Spesies baru buaya prasejarah berukuran raksasa yang berkeliaran di perairan tenggara Queensland jutaan tahun lalu telah ditemukan. Temuan ini menjelaskan garis keturunan evolusi reptil besar ini.
Studi terkait temuan ini telah diterbitkan dalam jurnal Scientific Reports. Penulis studi dari University of Queensland di Australia, Jorgo Ristevski mengungkapkan, spesies baru buaya ini dinamai Gunggamarandu maunala.
“Gunggamarandu maunala adalah salah satu buaya terbesar yang pernah menghuni benua itu (Australia),” beber Jorgo Ristevski dikutip dari The Independent, Senin (15/6/2021).
Ristevki mengatakan, nama genus Gunggamarandu berarti “bos sungai”. Sementara nama spesies maunala berarti “kepala lubang” yang mengacu pada cekungan besar seperti lubang yang terletak di atas tengkorak hewan yang berfungsi sebagai tempat perlekatan otot.
“Nama spesies baru buaya itu untuk menghormati orang-orang Bangsa Pertama di daerah Darling Downs. (Kami) menggabungkan kata-kata dari bahasa negara Barunggam dan Waka Waka,” kata rekan penulis studi Steve Salisbury dalam sebuah pernyataan.
Dalam studi, para ilmuwan menganalisis tengkorak parsial yang digali di Darling Downs sekitar tahun 1875 yang disimpan dengan aman di koleksi Museum Queensland selama lebih dari seratus tahun. Berdasarkan ukuran tengkorak, diperkirakan bahwa panjang buaya itu bisa mencapai 7 meter.
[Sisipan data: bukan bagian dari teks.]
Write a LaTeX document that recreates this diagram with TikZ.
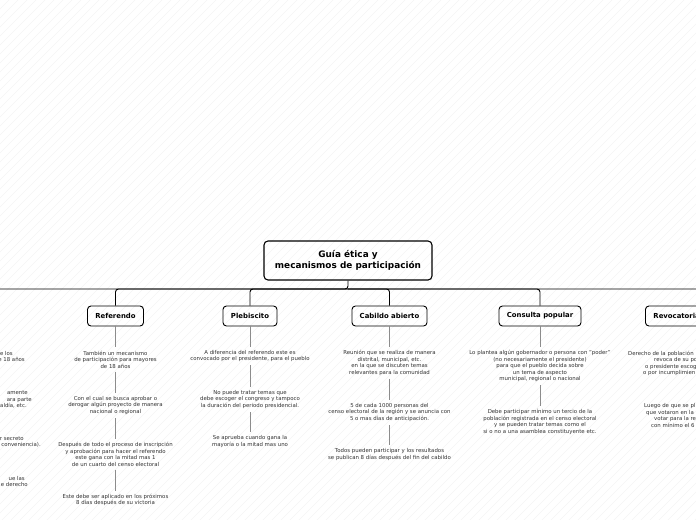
\documentclass[tikz,border=0pt]{standalone}
\usepackage{fontspec}
\setmainfont{DejaVu Sans}
\begin{document}
\begin{tikzpicture}[x=1pt,y=-1pt,
  rootbox/.style={draw, line width=1.1pt, rounded corners=4pt, minimum width=168pt, minimum height=39pt, align=center, font=\fontsize{8.9}{11.5}\selectfont\bfseries, inner sep=0pt},
  head/.style={draw, line width=0.9pt, rounded corners=3.5pt, minimum height=20pt, font=\fontsize{6.9}{8}\selectfont\bfseries, inner sep=0pt},
  info/.style={align=center, font=\fontsize{5.4}{6.5}\selectfont, text=black!80, inner sep=0pt, outer sep=3.5pt},
  frag/.style={font=\fontsize{5.4}{6.5}\selectfont, text=black!80, inner sep=0pt},
  link/.style={draw=black!45, line width=0.6pt},
  bus/.style={line width=0.9pt, rounded corners=3pt}]
\useasboundingbox (0,0) rectangle (696,520);
\clip (0,0) rectangle (696,520);
\fill[white] (0,0) rectangle (696,520);
\foreach \k in {-520,-511,...,700} \draw[black!4, line width=0.4pt] (\k,520) -- (\k+520,0);

% root
\node[rootbox] (root) at (348,260.5) {Guía ética y\\mecanismos de participación};

% headings
\node[head, minimum width=56pt] (ref) at (115.5,316) {Referendo};
\node[head, minimum width=54pt] (ple) at (250,316) {Plebiscito};
\node[head, minimum width=75pt] (cab) at (389.5,316) {Cabildo abierto};
\node[head, minimum width=82pt] (con) at (540,316) {Consulta popular};
\node[head, anchor=west, inner xsep=8pt, text width=100pt, align=left] (rev) at (645,316) {Revocatoria};
\coordinate (lefthead) at (-40,306);

% bus connectors
\coordinate (hub) at (348,289);
\draw[bus] (root.south) -- (hub) -| (lefthead);
\draw[bus] (hub) -| (ref.north);
\draw[bus] (hub) -| (ple.north);
\draw[bus] (hub) -| (cab.north);
\draw[bus] (hub) -| (con.north);
\draw[bus] (hub) -| (rev.north);

% Referendo column
\node[info] (r1) at (115.5,359.5) {También un mecanismo\\de participación para mayores\\de 18 años};
\node[info] (r2) at (115.5,405.5) {Con el cual se busca aprobar o\\derogar algún proyecto de manera\\nacional o regional};
\node[info] (r3) at (115.5,454.2) {Después de todo el proceso de inscripción\\y aprobación para hacer el referendo\\este gana con la mitad mas 1\\de un cuarto del censo electoral};
\node[info] (r4) at (115.5,500) {Este debe ser aplicado en los próximos\\8 días después de su victoria};
\draw[link] (ref) -- (r1);
\draw[link] (r1) -- (r2);
\draw[link] (r2) -- (r3);
\draw[link] (r3) -- (r4);

% Plebiscito column
\node[info] (p1) at (250,356) {A diferencia del referendo este es\\convocado por el presidente, para el pueblo};
\node[info] (p2) at (250,399.5) {No puede tratar temas que\\debe escoger el congreso y tampoco\\la duración del periodo presidencial.};
\node[info] (p3) at (250,441.5) {Se aprueba cuando gana la\\mayoría o la mitad mas uno};
\draw[link] (ple) -- (p1);
\draw[link] (p1) -- (p2);
\draw[link] (p2) -- (p3);

% Cabildo abierto column
\node[info] (c1) at (389.5,362.7) {Reunión que se realiza de manera\\distrital, municipal, etc.\\en la que se discuten temas\\relevantes para la comunidad};
\node[info] (c2) at (389.5,412.5) {5 de cada 1000 personas del\\censo electoral de la región y se anuncia con\\5 o mas días de anticipación.};
\node[info] (c3) at (389.5,454.7) {Todos pueden participar y los resultados\\se publican 8 días después del fin del cabildo};
\draw[link] (cab) -- (c1);
\draw[link] (c1) -- (c2);
\draw[link] (c2) -- (c3);

% Consulta popular column
\node[info] (k1) at (540,366) {Lo plantea algún gobernador o persona con "poder"\\(no necesariamente el presidente)\\para que el pueblo decida sobre\\un tema de aspecto\\municipal, regional o nacional};
\node[info] (k2) at (540,421.8) {Debe participar mínimo un tercio de la\\población registrada en el censo electoral\\y se pueden tratar temas como el\\si o no a una asamblea constituyente etc.};
\draw[link] (con) -- (k1);
\draw[link] (k1) -- (k2);

% Revocatoria column (cut by the right edge)
\node[frag, anchor=base west] (v1) at (628,355) {Derecho de la población};
\node[frag, anchor=base west] (v2) at (654,361.5) {revoca de su po};
\node[frag, anchor=base west] (v3) at (645,368) {o presidente escog};
\node[frag, anchor=base west] (v4) at (643,374.5) {o por incumplimien};
\node[frag, anchor=base west] (v5) at (644,407.5) {Luego de que se pl};
\node[frag, anchor=base west] (v6) at (646,414) {que votaron en la};
\node[frag, anchor=base west] (v7) at (654,420.5) {votar para la re};
\node[frag, anchor=base west] (v8) at (651,427) {con mínimo el 6};

% left column (cut by the left edge)
\node[frag, anchor=base east] (l1) at (13,355) {e los};
\node[frag, anchor=base east] (l2) at (25,361.5) {e 18 años};
\node[frag, anchor=base east] (l3) at (28,394.5) {amente};
\node[frag, anchor=base east] (l4) at (32,401) {ara parte};
\node[frag, anchor=base east] (l5) at (27,407.5) {aldía, etc.};
\node[frag, anchor=base east] (l6) at (24,440) {r secreto};
\node[frag, anchor=base east] (l7) at (41,446.5) {conveniencia).};
\node[frag, anchor=base east] (l8) at (25,480) {ue las};
\node[frag, anchor=base east] (l9) at (28,486.5) {e derecho};
\end{tikzpicture}
\end{document}
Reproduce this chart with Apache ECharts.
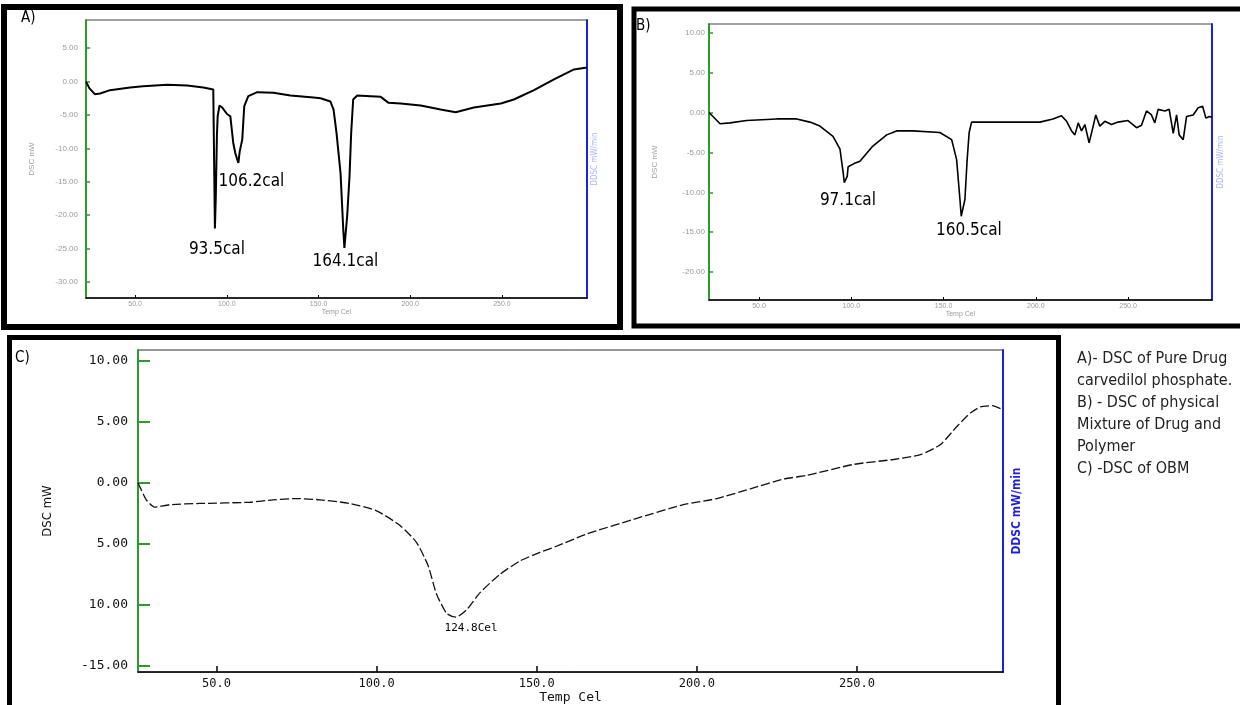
<!DOCTYPE html>
<html>
<head>
<meta charset="utf-8">
<script src="https://cdn.jsdelivr.net/npm/echarts@6/dist/echarts.min.js"></script>
<style>
  html, body { margin: 0; padding: 0; background: #fff; }
  #chart { width: 1240px; height: 705px; }
</style>
</head>
<body>
<div id="chart"></div>
<script>
// A) pure drug carvedilol phosphate
const tempA = [23.2, 25.0, 28.0, 30.9, 36.3, 47.2, 54.3, 67.5, 78.4, 87.2, 92.6, 93.3, 93.5, 94.0, 94.6, 95.0,
  96.0, 97.5, 100.2, 101.9, 103.5, 104.6, 105.5, 106.3, 107.0, 108.4, 109.5, 111.7, 116.6, 125.4, 134.7, 147.3,
  151.1, 156.5, 158.2, 159.8, 162.0, 163.5, 164.1, 165.6, 166.9, 167.8, 168.9, 171.1, 178.4, 183.9, 188.2, 194.8,
  205.7, 216.6, 224.8, 234.7, 249.4, 256.5, 267.5, 278.4, 289.3, 296.4];
const dscA = [0, -1.0, -1.9, -1.8, -1.3, -0.9, -0.7, -0.5, -0.6, -0.9, -1.2, -1.3, -22.0, -17.0, -8.0, -5.2,
  -3.6, -3.9, -4.9, -5.2, -9.2, -10.7, -11.5, -12.2, -10.5, -8.7, -3.7, -2.2, -1.6, -1.7, -2.1, -2.4,
  -2.5, -3.0, -4.2, -7.7, -13.7, -22.2, -24.9, -20.2, -14.2, -7.7, -2.7, -2.1, -2.2, -2.3, -3.2, -3.3,
  -3.6, -4.2, -4.6, -3.9, -3.3, -2.7, -1.3, 0.3, 1.8, 2.1];
const peakTempA = [93.5, 106.3, 164.1];
const peakDscA = [-22.0, -12.2, -24.9];
const peakLabelA = ['93.5cal', '106.2cal', '164.1cal'];

// B) physical mixture of drug and polymer
const tempB = [22.9, 28.9, 34.3, 43.3, 59.6, 70.4, 77.6, 83.0, 90.1, 93.9, 95.0, 95.6, 96.2, 97.1, 97.8, 98.3,
  99.3, 101.5, 104.7, 111.7, 119.2, 124.6, 133.4, 148.0, 154.4, 157.1, 158.9, 159.6, 160.5, 161.6, 162.8, 163.9,
  165.2, 173.3, 191.4, 202.2, 209.3, 213.9, 216.7, 219.4, 221.2, 223.0, 224.8, 226.6, 228.9, 231.1, 232.5, 234.7,
  237.4, 241.0, 244.6, 250.0, 254.6, 257.3, 260.0, 262.7, 264.5, 266.3, 270.0, 272.3, 274.5, 276.3, 277.7, 279.9,
  281.7, 285.3, 288.0, 290.4, 292.2, 294.0, 295.5];
const dscB = [0, -1.4, -1.3, -1.0, -0.8, -0.8, -1.2, -1.7, -3.0, -4.6, -6.5, -7.5, -8.8, -8.9, -8.0, -6.8,
  -6.7, -6.4, -6.1, -4.2, -2.8, -2.3, -2.3, -2.5, -3.4, -5.9, -10.9, -13.0, -13.0, -10.9, -5.9, -2.5,
  -1.2, -1.2, -1.2, -1.2, -0.8, -0.4, -1.1, -2.3, -2.8, -1.3, -2.3, -1.5, -3.8, -1.7, -0.3, -1.7,
  -1.1, -1.5, -1.2, -1.0, -1.9, -1.6, 0.2, -0.3, -1.3, 0.4, 0.2, 0.4, -2.6, -0.3, -2.8, -3.4,
  -0.5, -0.3, 0.6, 0.8, -0.7, -0.5, -0.6];
const peakTempB = [97.1, 160.5];
const peakDscB = [-8.9, -13.0];
const peakLabelB = ['97.1cal', '160.5cal'];

// C) OBM
const tempC = [25.5, 28.1, 30.7, 35.4, 44.8, 60.4, 67.7, 75.0, 82.3, 91.7, 100.0, 107.3, 112.5, 116.1, 118.7,
  121.9, 124.8, 128.1, 132.3, 138.5, 144.8, 151.0, 156.2, 165.6, 180.2, 195.8, 206.2, 216.7, 227.1, 234.4,
  249.0, 261.4, 269.8, 276.0, 281.2, 285.4, 288.5, 292.2, 295.3];
const dscC = [0, -1.4, -2.0, -1.8, -1.7, -1.6, -1.4, -1.3, -1.4, -1.7, -2.3, -3.5, -4.9, -6.8, -9.1,
  -10.7, -11.0, -10.4, -9.0, -7.5, -6.4, -5.7, -5.2, -4.2, -3.0, -1.8, -1.3, -0.5, 0.3, 0.6,
  1.5, 1.9, 2.3, 3.1, 4.6, 5.7, 6.2, 6.3, 6.0];
const peakTempC = [124.8];
const peakDscC = [-11.0];
const peakLabelC = ['124.8Cel'];

// tick values and labels
const ticksX = [50, 100, 150, 200, 250];
const ticksYA = [-30, -25, -20, -15, -10, -5, 0, 5];
const ticksYB = [-20, -15, -10, -5, 0, 5, 10];
const ticksYC = [-15, -10, -5, 0, 5, 10];
const labelsYC = ['-15.00', '10.00', '5.00', '0.00', '5.00', '10.00'];

const notes = [
  'A)- DSC of Pure Drug',
  'carvedilol phosphate.',
  'B) - DSC of physical',
  'Mixture of Drug and',
  'Polymer',
  'C) -DSC of OBM'
];

const narrow = '"Liberation Sans Narrow", "DejaVu Sans Condensed", sans-serif';
const mono = '"DejaVu Sans Mono", "Liberation Mono", monospace';

function zip(xs, ys) {
  return xs.map((x, i) => [x, ys[i]]);
}

function peakMarks(xs, ys, texts, offsets, labelStyle) {
  return {
    symbol: 'circle',
    symbolSize: 1,
    itemStyle: { color: 'rgba(0,0,0,0)' },
    label: Object.assign({ show: true, position: 'inside', formatter: '{b}', color: '#000' }, labelStyle),
    data: xs.map((x, i) => ({
      name: texts[i],
      coord: [x, ys[i]],
      label: { offset: offsets[i] }
    }))
  };
}

function smallX(grid, min, max) {
  return {
    type: 'value', gridIndex: grid, min: min, max: max,
    name: 'Temp Cel', nameLocation: 'middle', nameGap: 11,
    nameTextStyle: { fontSize: 7, color: '#9a9a9a' },
    axisLine: { onZero: false, lineStyle: { color: '#000', width: 1.5 } },
    axisTick: { inside: true, length: 3, lineStyle: { color: '#000' }, customValues: ticksX },
    axisLabel: { fontSize: 7, color: '#9a9a9a', margin: 3, customValues: ticksX, formatter: v => v.toFixed(1) },
    splitLine: { show: false }
  };
}

function smallY(grid, min, max, ticks, margin) {
  return {
    type: 'value', gridIndex: grid, min: min, max: max,
    name: 'DSC mW', nameLocation: 'middle', nameRotate: 90, nameGap: 50,
    nameTextStyle: { fontSize: 8, color: '#a0a0a0' },
    axisLine: { show: true, onZero: false, lineStyle: { color: '#2e9a2e', width: 2 } },
    axisTick: { inside: true, length: 4, lineStyle: { color: '#2e9a2e', width: 1.5 }, customValues: ticks },
    axisLabel: { fontSize: 8, color: '#9a9a9a', margin: margin, customValues: ticks, formatter: v => v.toFixed(2) },
    splitLine: { show: false }
  };
}

function rightY(grid, gap, color, size, weight) {
  return {
    type: 'value', gridIndex: grid, position: 'right', min: 0, max: 1,
    name: 'DDSC mW/min', nameLocation: 'middle', nameRotate: 90, nameGap: gap,
    nameTextStyle: { fontSize: size, color: color, fontFamily: narrow, fontWeight: weight },
    axisLine: { show: true, onZero: false, lineStyle: { color: '#1f1fe0', width: 2 } },
    axisTick: { show: false },
    axisLabel: { show: false },
    splitLine: { show: false }
  };
}

const chart = echarts.init(document.getElementById('chart'));

chart.setOption({
  backgroundColor: '#fff',
  animation: false,
  grid: [
    { left: 86, top: 20, width: 501, height: 278, show: true, borderColor: '#444', borderWidth: 1 },
    { left: 709, top: 24, width: 503, height: 276, show: true, borderColor: '#444', borderWidth: 1 },
    { left: 138, top: 350, width: 865, height: 326, show: true, borderColor: '#333', borderWidth: 1 }
  ],
  xAxis: [
    smallX(0, 23.2, 296.4),
    smallX(1, 22.9, 295.5),
    {
      type: 'value', gridIndex: 2, min: 25.5, max: 295.6,
      name: 'Temp Cel', nameLocation: 'middle', nameGap: 16,
      nameTextStyle: { fontSize: 13, color: '#111', fontFamily: mono },
      axisLine: { onZero: false, lineStyle: { color: '#000', width: 1.5 } },
      axisTick: { inside: true, length: 6, lineStyle: { color: '#000', width: 1.5 }, customValues: ticksX },
      axisLabel: { fontSize: 12, color: '#111', fontFamily: mono, margin: 6, customValues: ticksX, formatter: v => v.toFixed(1) },
      splitLine: { show: false }
    }
  ],
  yAxis: [
    smallY(0, -32.4, 9.2, ticksYA, 8),
    rightY(0, 4, '#aab2ee', 8, 'normal'),
    smallY(1, -23.5, 11.1, ticksYB, 4),
    rightY(1, 5, '#aab2ee', 8, 'normal'),
    {
      type: 'value', gridIndex: 2, min: -15.5, max: 10.86,
      name: 'DSC mW', nameLocation: 'middle', nameRotate: 90, nameGap: 84,
      nameTextStyle: { fontSize: 13, color: '#111', fontFamily: narrow },
      axisLine: { show: true, onZero: false, lineStyle: { color: '#2e9a2e', width: 2 } },
      axisTick: { inside: true, length: 12, lineStyle: { color: '#2e9a2e', width: 2 }, customValues: ticksYC },
      axisLabel: {
        fontSize: 13, color: '#111', fontFamily: mono, margin: 10, customValues: ticksYC,
        formatter: v => labelsYC[ticksYC.indexOf(v)]
      },
      splitLine: { show: false }
    },
    rightY(2, 8, '#1f1fe0', 12, 'bold')
  ],
  series: [
    {
      type: 'line', xAxisIndex: 0, yAxisIndex: 0, data: zip(tempA, dscA),
      symbol: 'none', lineStyle: { color: '#000', width: 2 },
      markPoint: peakMarks(peakTempA, peakDscA, peakLabelA, [[2, 21], [13, 19], [1, 14]],
        { fontSize: 17, fontFamily: narrow })
    },
    {
      type: 'line', xAxisIndex: 1, yAxisIndex: 2, data: zip(tempB, dscB),
      symbol: 'none', lineStyle: { color: '#000', width: 1.6 },
      markPoint: peakMarks(peakTempB, peakDscB, peakLabelB, [[2, 17], [6, 14]],
        { fontSize: 17, fontFamily: narrow })
    },
    {
      type: 'line', xAxisIndex: 2, yAxisIndex: 4, data: zip(tempC, dscC),
      symbol: 'none', smooth: 0.2, lineStyle: { color: '#111', width: 1.3, type: [9, 3] },
      markPoint: peakMarks(peakTempC, peakDscC, peakLabelC, [[15, 11]],
        { fontSize: 11, fontFamily: mono })
    }
  ],
  graphic: [
    // panel frames
    { type: 'rect', shape: { x: 4, y: 7, width: 616, height: 320 }, style: { fill: 'none', stroke: '#000', lineWidth: 6 } },
    { type: 'rect', shape: { x: 634, y: 9, width: 620, height: 317 }, style: { fill: 'none', stroke: '#000', lineWidth: 5 } },
    { type: 'rect', shape: { x: 9.5, y: 337.5, width: 1049, height: 400 }, style: { fill: 'none', stroke: '#000', lineWidth: 5 } },
    // panel letters
    { type: 'text', left: 21, top: 11, style: { text: 'A)', font: '15px ' + narrow, fill: '#000' } },
    { type: 'text', left: 636, top: 19, style: { text: 'B)', font: '15px ' + narrow, fill: '#000' } },
    { type: 'text', left: 15, top: 351, style: { text: 'C)', font: '15px ' + narrow, fill: '#000' } },
    // captions
    {
      type: 'text', left: 1077, top: 348,
      style: { text: notes.join('\n'), font: '16px ' + narrow, fill: '#222', lineHeight: 22 }
    }
  ]
});
</script>
</body>
</html>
“Kami memperkirakan tengkorak itu setidaknya memiliki panjang 80 sentimeter. Dan berdasarkan perbandingan dengan buaya hidup, ini menunjukkan panjang tubuh total (buaya) sekitar tujuh meter,” beber Ristevski dalam sebuah pernyataan.
Berdasarkan analisis, para ilmuwan mengatakan Gunggamarandu maunala mirip dengan buaya Indo-Pasifik terbesar yang pernah tercatat, yakni Crocodylus porosus.
Studi ini tidak dapat memperkirakan usia pasti dari fosil tersebut. Namun para ilmuwan percaya bahwa tulang-tulang itu mungkin berusia antara dua sampai lima juta tahun.
Dilansir Sci News, Senin (14/6/2021), sebagian tengkorak Gunggamarandu maunala ditemukan di wilayah Darling Down pada abad ke-19, tepatnya tahun 1875. Ia memiliki kombinasi fitur unik yang membedakannya dengan buaya lainnya.
Dengan menggunakan pemindaian CT X-ray, para peneliti dapat merekonstruksi rongga otak reptil secara digital dan mengungkap detail tambahan tentang anatominya.
Para peneliti mengatakan, buaya baru itu masih merupakan anggota sekelompok reptil yang disebut tomistominae atau “buaya palsu” yang hanya tersisa satu spesies saat ini, terbatas di Semenanjung Malaya dan sebagian Indonesia.
“Hasilnya mengisyaratkan potensi garis keturunan hantu antara tomistominae Eropa dan Australia yang berusia lebih dari 50 juta tahun,” tulis para ilmuwan dalam studi tersebut.
“Dengan pengecualian Antartika, Australia adalah satu-satunya benua lain tanpa bukti fosil tomistomine. Tetapi dengan ditemukannya Gunggamarandu maunala, kami dapat menambahkan Australia ke dalam daftar pernah dihuni oleh tomistomines,” jelas Ristevski.